Le destin d’un créateur politiquement très incorrect vaut au roman qu’Edgar Hilsenrath écrivit il y a quarante ans, Le nazi et le barbier, de nous être arrivé précédé d’une aventure éditoriale peu commune. L’auteur, survivant d’un ghetto en Ukraine, a commencé à écrire après la guerre mais son premier roman, Nacht, n’a connu qu’une brève existence dans les librairies allemandes. En revanche, l’éditeur américain qui l’avait mis à son catalogue en 1966 a demandé un autre livre à Hilsenrath. Celui-ci rédige alors, en allemand, Der Nazi und der Friseur, dont la traduction sort aux Etats-Unis en 1971. Et en France trois ans plus tard – mais, semble-t-il, dans une version incomplète.
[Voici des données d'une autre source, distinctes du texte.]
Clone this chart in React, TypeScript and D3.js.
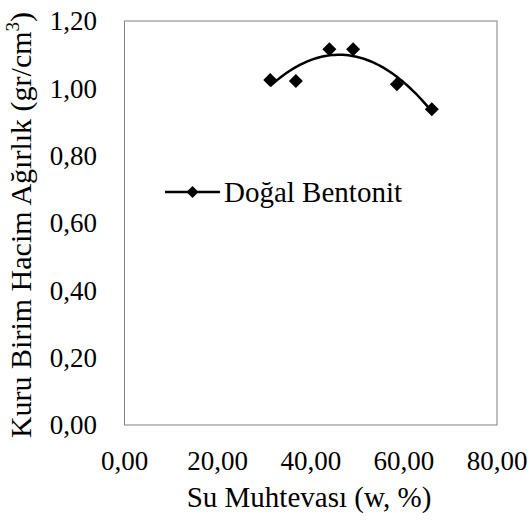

En Allemagne, une soixantaine d’éditeurs le refusent. Un des traducteurs résume les raisons du blocage: «Pas comme ça, Monsieur Hilsenrath, pas comme ça! Ce n’est pas comme ça qu’on doit parler de l’Holocauste!» On ne rit pas avec ce sujet. Surtout si on est juif…
Heureusement, un livre puissant finit toujours par trouver ses lecteurs. Après bien des années, le talent d’Edgar Hilsenrath reconnu jusque dans son pays – depuis la fin des années 80, il est couvert de prix littéraires –, voici une traduction intégrale qui secoue par l’humour dont elle déborde.
Evacuons tout de suite la barrière entre bien-pensant et mal-pensant. Entre bon et mauvais goût. Le romancier ne s’en soucie pas, pourquoi devrions-nous l’édifier dans des pages où elle ne se trouve pas? La vie de Max Schulz, d’origine aryenne pure souche quel que soit son père parmi cinq possibilités, devenu meurtrier de masse avant de prendre l’identité d’un Juif ayant échappé à l’Holocauste, relève d’une amoralité tranquille. Rien ne vaut la survie. Et celle-ci justifie tout, y compris les pires horreurs.
L’horreur commence tôt pour le petit Max. Battu et violé par son beau-père, hanté par les coups de bâtons et les sévices en tous genres, il ne trouve la paix que dans la famille d’Itzig Finkelstein. Son ami a le même âge que lui mais il est juif et le salon de coiffure de son père est très fréquenté, au contraire de celui que tient le beau-père de Max.
Au physique, tout oppose Max et Itzig. Le premier est une caricature de Juif. Le second, d’un Aryen. Les apparences trompeuses n’empêchent pas chacun de suivre son destin. Max, d’être fasciné par un discours d’Hitler qui constitue un grand moment du roman. Itzig, d’être rejeté avec sa famille et d’être déporté vers les camps de la mort au moment où Max, qui a revêtu l’uniforme SS, est devenu un assassin en série.
Comment Max, quand la guerre s’achève, échappe à la mort pour tomber entre les mains d’une vieille folle. Comment il devient, en compagnie d’une comtesse grande et blonde, un gros bonnet du marché noir. Comment il décide de se faire passer pour un Juif rescapé, de se faire tatouer un numéro sur le poignet et d’émigrer en Palestine. Comment finit cette histoire. Autant d’épisodes qu’il restera à découvrir en lisant le roman d’Edgar Hilsenrath.
C’est une expérience inhabituelle. Elle oblige à se tenir tout au bord de la folie, à laisser débouler tous les excès, à envisager l’impensable. Un impensable qui a bien eu lieu et dont l’écrivain nous fournit une version inédite. Avec les trouvailles d’une écriture où le grave et le grotesque s’équilibrent.